* TASK TO CARRY OUT
From the listing below, copy word for word every line starting at the one that includes "Output the LaTeX" and ending at the one that includes "minimum width=488pt, minimum"; the pictures are omitted.

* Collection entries
-- begin --

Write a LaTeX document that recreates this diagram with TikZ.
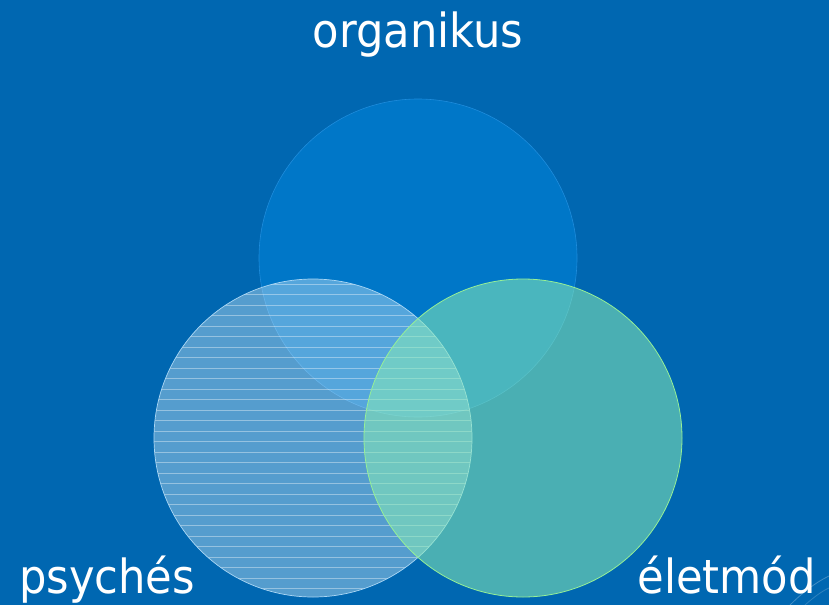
\documentclass[tikz,border=0pt]{standalone}
\usepackage{fontspec}
\setmainfont[FakeStretch=0.92]{DejaVu Sans}
\definecolor{slidebg}{RGB}{0,103,177}
\definecolor{orgfill}{RGB}{0,119,200}
\definecolor{orgedge}{RGB}{30,140,220}
\definecolor{psyfill}{RGB}{225,245,255}
\definecolor{psyedge}{RGB}{170,215,245}
\definecolor{eletfill}{RGB}{135,235,182}
\definecolor{eletedge}{RGB}{150,240,150}
\tikzset{
  label text/.style={text=white, inner sep=0pt, font=\fontsize{47}{47}\selectfont},
}
\begin{document}
\begin{tikzpicture}[x=1pt,y=-1pt]
    \fill[slidebg] (0,0) rectangle (829,605);
    \useasboundingbox (0,0) rectangle (829,605);

    % faint slide decoration
    \draw[white, opacity=0.25, line width=0.8pt] (790,605) .. controls (810,585) and (825,578) .. (829,576);
    \draw[white, opacity=0.18, line width=0.8pt] (805,605) .. controls (815,596) and (824,590) .. (829,588);

    \coordinate (orgc) at (418,258);
    \coordinate (psyc) at (313,438);
    \coordinate (eletc) at (523,438);

    \draw[orgedge, fill=orgfill, line width=0.6pt] (orgc) circle [radius=159];

    \fill[psyfill, fill opacity=0.38] (psyc) circle [radius=159];
    \begin{scope}
      \clip (psyc) circle [radius=159];
      \foreach \y in {284,294.5,...,600}
        \draw[white, opacity=0.38, line width=0.8pt] (150,\y) -- (480,\y);
    \end{scope}
    \draw[psyedge, line width=0.7pt] (psyc) circle [radius=159];

    \draw[eletedge, fill=eletfill, fill opacity=0.55, line width=0.8pt] (eletc) circle [radius=159];

    \node[label text, anchor=base] (org) at (418,47) {organikus};
    \node[label text, anchor=base west] (psy) at (19,593) {psychés};
    \node[label text, anchor=base east] (elet) at (816,593) {életmód};
\end{tikzpicture}
\end{document}
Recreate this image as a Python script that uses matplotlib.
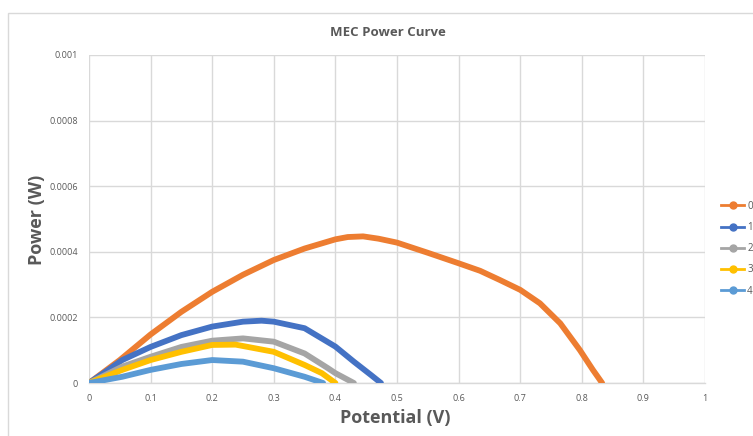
import matplotlib
matplotlib.use("Agg")
import matplotlib.pyplot as plt
from matplotlib.lines import Line2D
from matplotlib.patches import Rectangle

plt.rcParams["font.family"] = ["Open Sans", "DejaVu Sans"]

# Power curve data: potential (V) vs power (W) for each run
v0 = [0, 0.025, 0.05, 0.1, 0.15, 0.2, 0.25, 0.3, 0.35, 0.4, 0.42, 0.445, 0.47,
      0.5, 0.55, 0.6, 0.635, 0.667, 0.7, 0.732, 0.765, 0.797, 0.818, 0.833]
p0 = [0, 0.000035, 0.00007, 0.000148, 0.000217, 0.000278, 0.00033, 0.000375,
      0.00041, 0.000438, 0.000445, 0.000447, 0.00044, 0.000428, 0.000397,
      0.000365, 0.000342, 0.000314, 0.000284, 0.000243, 0.000182, 0.0001,
      0.00004, 0]

v1 = [0, 0.027, 0.054, 0.1, 0.15, 0.2, 0.25, 0.28, 0.3, 0.35, 0.4, 0.43,
      0.458, 0.474]
p1 = [0, 0.0000345, 0.00007, 0.00011, 0.000146, 0.000172, 0.000187, 0.00019,
      0.000187, 0.000167, 0.000111, 0.000065, 0.000024, 0]

v2 = [0, 0.054, 0.1, 0.15, 0.2, 0.25, 0.3, 0.35, 0.388, 0.4, 0.43]
p2 = [0, 0.00005, 0.00008, 0.00011, 0.000129, 0.000136, 0.000126, 0.00009,
      0.000045, 0.00003, 0]

v3 = [0, 0.054, 0.1, 0.15, 0.2, 0.238, 0.3, 0.35, 0.378, 0.4]
p3 = [0, 0.00004, 0.00007, 0.000095, 0.000116, 0.000117, 0.000095, 0.000055,
      0.00003, 0]

v4 = [0, 0.054, 0.1, 0.15, 0.2, 0.25, 0.3, 0.35, 0.38]
p4 = [0, 0.000019, 0.00004, 0.000058, 0.00007, 0.000065, 0.000045, 0.000019, 0]

series_names = ["0", "1", "2", "3", "4"]
series_colors = ["#ED7D31", "#4472C4", "#A5A5A5", "#FFC000", "#5B9BD5"]

x_ticks = [0, 0.1, 0.2, 0.3, 0.4, 0.5, 0.6, 0.7, 0.8, 0.9, 1]
x_tick_labels = ["0", "0.1", "0.2", "0.3", "0.4", "0.5", "0.6", "0.7", "0.8", "0.9", "1"]
y_ticks = [0, 0.0002, 0.0004, 0.0006, 0.0008, 0.001]
y_tick_labels = ["0", "0.0002", "0.0004", "0.0006", "0.0008", "0.001"]

text_color = "#595959"
grid_color = "#D9D9D9"

fig = plt.figure(figsize=(7.53, 4.36), dpi=100)

# chart area border (extends past the right and bottom edges)
fig.patches.append(Rectangle((8 / 753, -0.1), 1.2, 1 - 13 / 436 + 0.1,
                             transform=fig.transFigure, fill=False,
                             edgecolor=grid_color, linewidth=1.0))

ax = fig.add_axes([89 / 753, 1 - 383 / 436, 616 / 753, 328 / 436])

all_v = [v0, v1, v2, v3, v4]
all_p = [p0, p1, p2, p3, p4]
for v, p, c, name in zip(all_v, all_p, series_colors, series_names):
    ax.plot(v, p, color=c, linewidth=4.2, solid_capstyle="round",
            solid_joinstyle="round", label=name, zorder=3)

ax.set_xlim(0, 1)
ax.set_ylim(0, 0.001)
ax.set_xticks(x_ticks)
ax.set_xticklabels(x_tick_labels)
ax.set_yticks(y_ticks)
ax.set_yticklabels(y_tick_labels)
ax.tick_params(length=0, labelsize=6.5, colors=text_color, pad=8)
ax.grid(True, color=grid_color, linewidth=1.0, zorder=0)
ax.set_axisbelow(True)
for side in ["top", "right", "left"]:
    ax.spines[side].set_visible(False)
ax.spines["bottom"].set_color(grid_color)
ax.spines["bottom"].set_linewidth(1.0)

fig.text(388 / 753, 1 - 32 / 436, "MEC Power Curve", ha="center", va="center",
         fontsize=9.5, fontweight="bold", color=text_color)
fig.text(395 / 753, 1 - 418 / 436, "Potential (V)", ha="center", va="center",
         fontsize=13, fontweight="bold", color=text_color)
fig.text(37 / 753, 1 - 220 / 436, "Power (W)", ha="center", va="center",
         rotation=90, fontsize=13, fontweight="bold", color=text_color)

handles = [Line2D([0], [0], color=c, linewidth=2, marker="o", markersize=5)
           for c in series_colors]
fig.legend(handles, series_names, loc="upper left",
           bbox_to_anchor=(716 / 753, 1 - 196 / 436), frameon=False,
           fontsize=7, labelcolor=text_color, handlelength=2.4,
           handletextpad=0.3, labelspacing=1.05, borderpad=0)

fig.savefig("out.png", dpi=100)
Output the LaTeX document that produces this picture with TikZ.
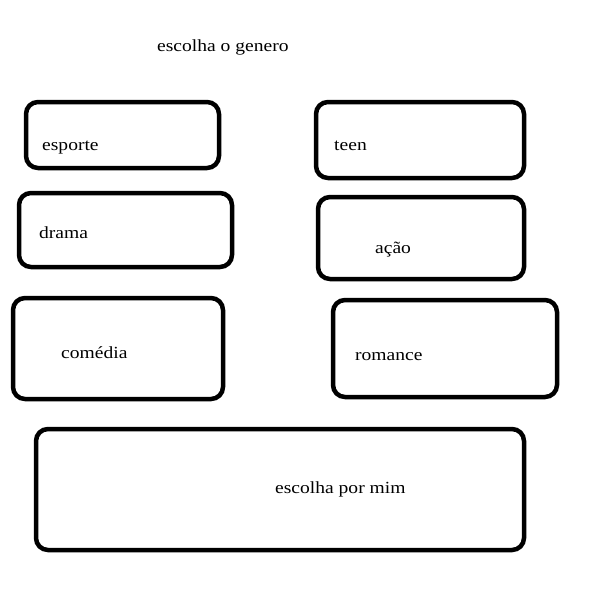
\documentclass[tikz,border=0pt]{standalone}
\usepackage{fontspec}
\setmainfont[FakeStretch=1.15]{Liberation Serif}
\usepackage{tikz}

\tikzset{
	genbox/.style={draw, line width=4.5pt, rounded corners=12pt, inner sep=0pt},
	gentext/.style={anchor=base west, inner sep=0pt, font=\fontsize{17}{20}\selectfont}
}

\begin{document}
\begin{tikzpicture}[x=1pt, y=-1pt]
		\useasboundingbox (0,0) rectangle (593,610);
		% title
		\node[gentext] (titulo) at (157,52) {escolha o genero};
		
		% the boxes of the left column
		\node[genbox, minimum width=193pt, minimum height=66pt] (esporte) at (122.5,135) {};
		\node[genbox, minimum width=213pt, minimum height=74pt] (drama) at (125.5,230) {};
		\node[genbox, minimum width=210pt, minimum height=101pt] (comedia) at (118,348.5) {};
		
		% the boxes of the right column
		\node[genbox, minimum width=208pt, minimum height=76pt] (teen) at (420,140) {};
		\node[genbox, minimum width=206pt, minimum height=82pt] (acao) at (421,238) {};
		\node[genbox, minimum width=224pt, minimum height=97pt] (romance) at (445,348.5) {};
		
		% the wide box at the bottom
		\node[genbox, minimum width=488pt, minimum height=121pt] (mim) at (280,489.5) {};
		
		% the labels
		\node[gentext] (tesporte) at (42,150) {esporte};
		\node[gentext] (tdrama) at (39,238) {drama};
		\node[gentext] (tcomedia) at (61,358) {comédia};
		\node[gentext] (tteen) at (334,150) {teen};
		\node[gentext] (tacao) at (375,253) {ação};
		\node[gentext] (tromance) at (355,360) {romance};
		\node[gentext] (tmim) at (275,493) {escolha por mim};
\end{tikzpicture}
\end{document}
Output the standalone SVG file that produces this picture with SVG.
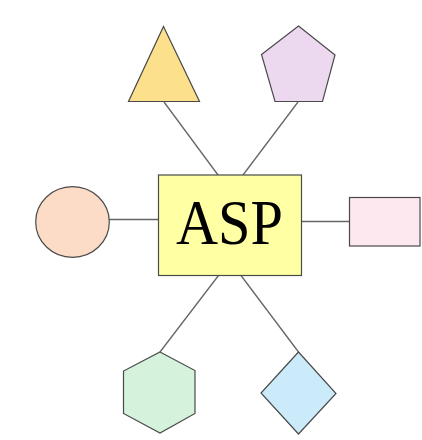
<svg xmlns="http://www.w3.org/2000/svg" width="422" height="440" viewBox="0 0 422 440">
<style>
.s{stroke:#4a4a4a;stroke-width:1.2}
.c{stroke:#666;stroke-width:1.3;fill:none}
</style>
<rect width="422" height="440" fill="#fff"/>
<g id="connectors">
<line class="c" x1="164" y1="102" x2="218" y2="175"/>
<line class="c" x1="298" y1="102" x2="243" y2="175"/>
<line class="c" x1="109" y1="219.5" x2="158.5" y2="219.5"/>
<line class="c" x1="301.5" y1="221.5" x2="349.5" y2="221.5"/>
<line class="c" x1="218.5" y1="275.5" x2="160" y2="352"/>
<line class="c" x1="241" y1="275.5" x2="298.5" y2="352"/>
</g>
<g id="asp">
<rect class="s" x="158.5" y="175" width="143" height="100.5" fill="#ffffa3"/>
<text x="229.5" y="243.5" font-family="Liberation Serif, serif" font-size="64" text-anchor="middle" textLength="107" lengthAdjust="spacingAndGlyphs" fill="#000">ASP</text>
</g>
<g id="triangle">
<polygon class="s" points="163.5,26.5 199.5,101.5 128.5,101.5" fill="#fde08b"/>
</g>
<g id="pentagon">
<polygon class="s" points="298.5,26 335,55 322.5,101.5 275,101.5 261.5,54.5" fill="#ecd9ef"/>
</g>
<g id="circle">
<ellipse class="s" cx="72.5" cy="222" rx="36.8" ry="35.3" fill="#fcdcc7"/>
</g>
<g id="rectangle">
<rect class="s" x="349.5" y="197.5" width="70.5" height="48.5" fill="#fde8f0"/>
</g>
<g id="hexagon">
<polygon class="s" points="160,352 195,370.5 195,413.5 160,433 123.5,413.5 123.5,371" fill="#d5f2dd"/>
</g>
<g id="diamond">
<polygon class="s" points="298.5,352 336,393.5 298.5,434 261,393" fill="#cbebfb"/>
</g>
</svg>
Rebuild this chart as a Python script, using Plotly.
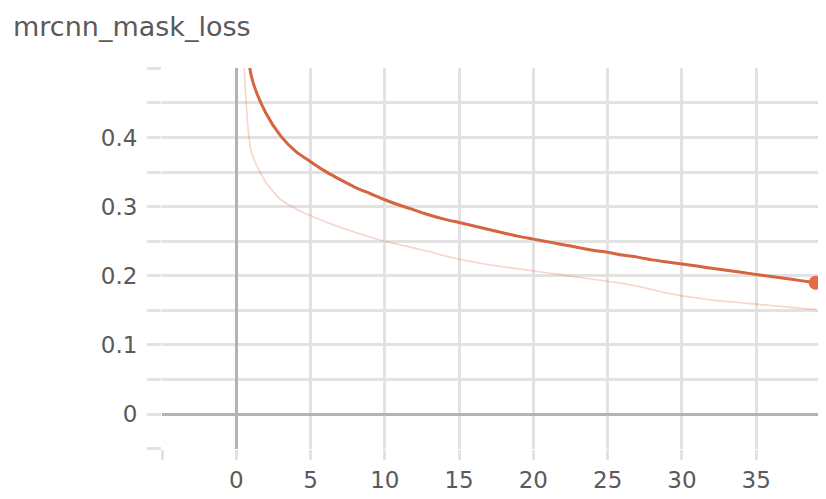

-- end --

* SOLUTION FOR THIS EXERCISE
Output the LaTeX document that produces this picture with TikZ.
\documentclass[tikz,border=0pt]{standalone}
\usepackage{fontspec}
\setmainfont[FakeStretch=1.15]{Liberation Serif}
\usepackage{tikz}

\tikzset{
	genbox/.style={draw, line width=4.5pt, rounded corners=12pt, inner sep=0pt},
	gentext/.style={anchor=base west, inner sep=0pt, font=\fontsize{17}{20}\selectfont}
}

\begin{document}
\begin{tikzpicture}[x=1pt, y=-1pt]
		\useasboundingbox (0,0) rectangle (593,610);
		% title
		\node[gentext] (titulo) at (157,52) {escolha o genero};
		
		% the boxes of the left column
		\node[genbox, minimum width=193pt, minimum height=66pt] (esporte) at (122.5,135) {};
		\node[genbox, minimum width=213pt, minimum height=74pt] (drama) at (125.5,230) {};
		\node[genbox, minimum width=210pt, minimum height=101pt] (comedia) at (118,348.5) {};
		
		% the boxes of the right column
		\node[genbox, minimum width=208pt, minimum height=76pt] (teen) at (420,140) {};
		\node[genbox, minimum width=206pt, minimum height=82pt] (acao) at (421,238) {};
		\node[genbox, minimum width=224pt, minimum height=97pt] (romance) at (445,348.5) {};
		
		% the wide box at the bottom
		\node[genbox, minimum width=488pt, minimum height=121pt] (mim) at (280,489.5) {};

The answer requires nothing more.